**Supplied information**:
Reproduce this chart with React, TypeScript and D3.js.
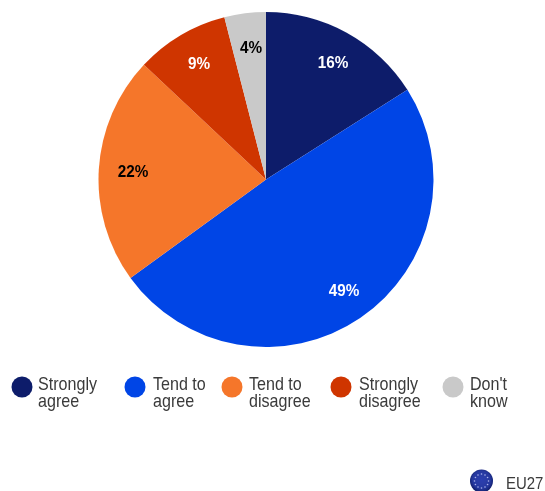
import React from "react";
import * as d3 from "d3";

const categories = ["Strongly agree", "Tend to agree", "Tend to disagree", "Strongly disagree", "Don't know"];
const values = [16, 49, 22, 9, 4];
const colors = ["#0f1f6b", "#0645e6", "#f5762b", "#cf3505", "#c9c9c9"];
const labelColors = ["#ffffff", "#ffffff", "#000000", "#ffffff", "#000000"];
const legendLines = [["Strongly", "agree"], ["Tend to", "agree"], ["Tend to", "disagree"], ["Strongly", "disagree"], ["Don't", "know"]];
const legendDotX = [22, 135, 232, 341, 453];
const legendTextX = [38, 153, 249, 359, 470];
const labelPos: [number, number][] = [[333, 64], [344, 292], [133, 173], [199, 65], [251, 48.5]];
const font = "'Liberation Sans', Arial, sans-serif";

export default function App() {
  const cx = 266, cy = 179.5, r = 167.5;
  const pie = d3.pie<number>().sort(null).startAngle(0).endAngle(2 * Math.PI);
  const arc = d3.arc<d3.PieArcDatum<number>>().innerRadius(0).outerRadius(r);
  const arcs = pie(values);
  const starAngles = d3.range(12).map((i) => (i * Math.PI) / 6);
  return (
    <svg width={545} height={491} style={{ position: "absolute", left: 0, top: 0, background: "#fff" }} fontFamily={font}>
      <defs>
        <filter id="soft" x="-5%" y="-5%" width="110%" height="110%">
          <feGaussianBlur stdDeviation="0.5" />
        </filter>
        <radialGradient id="flag" cx="50%" cy="45%" r="55%">
          <stop offset="0%" stopColor="#2d3fb0" />
          <stop offset="70%" stopColor="#26389f" />
          <stop offset="100%" stopColor="#0f1c66" />
        </radialGradient>
      </defs>
      <g filter="url(#soft)">
        <g transform={`translate(${cx},${cy})`}>
          {arcs.map((a, i) => (
            <path key={categories[i]} d={arc(a) ?? ""} fill={colors[i]} />
          ))}
        </g>
        {values.map((v, i) => (
          <text key={i} fill={labelColors[i]} fontSize={17} fontWeight={700} textAnchor="middle" dominantBaseline="middle" transform={`translate(${labelPos[i][0]},${labelPos[i][1]}) scale(0.9,1)`}>
            {v}%
          </text>
        ))}
        {categories.map((c, i) => (
          <g key={c}>
            <circle cx={legendDotX[i]} cy={387} r={10.5} fill={colors[i]} />
            <text fill="#3a3a3a" fontSize={17.5} transform={`translate(${legendTextX[i]},0) scale(0.92,1)`}>
              <tspan x={0} y={390.5}>{legendLines[i][0]}</tspan>
              <tspan x={0} y={407.5}>{legendLines[i][1]}</tspan>
            </text>
          </g>
        ))}
        <circle cx={481.5} cy={481} r={11.5} fill="url(#flag)" />
        {starAngles.map((t) => (
          <circle key={t} cx={481.5 + 7 * Math.sin(t)} cy={481 - 7 * Math.cos(t)} r={0.8} fill="#aab2ea" />
        ))}
        <text x={0} y={489} fill="#3a3a3a" fontSize={17} transform="translate(506,0) scale(0.88,1)">EU27</text>
      </g>
    </svg>
  );
}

**Do this**: Leave out the pictures and restate, word for word, the lines from the top of the data through the line containing "import * as", both included.

**Result below**:
Reproduce this chart with React, TypeScript and D3.js.
import React from "react";
import * as d3 from "d3";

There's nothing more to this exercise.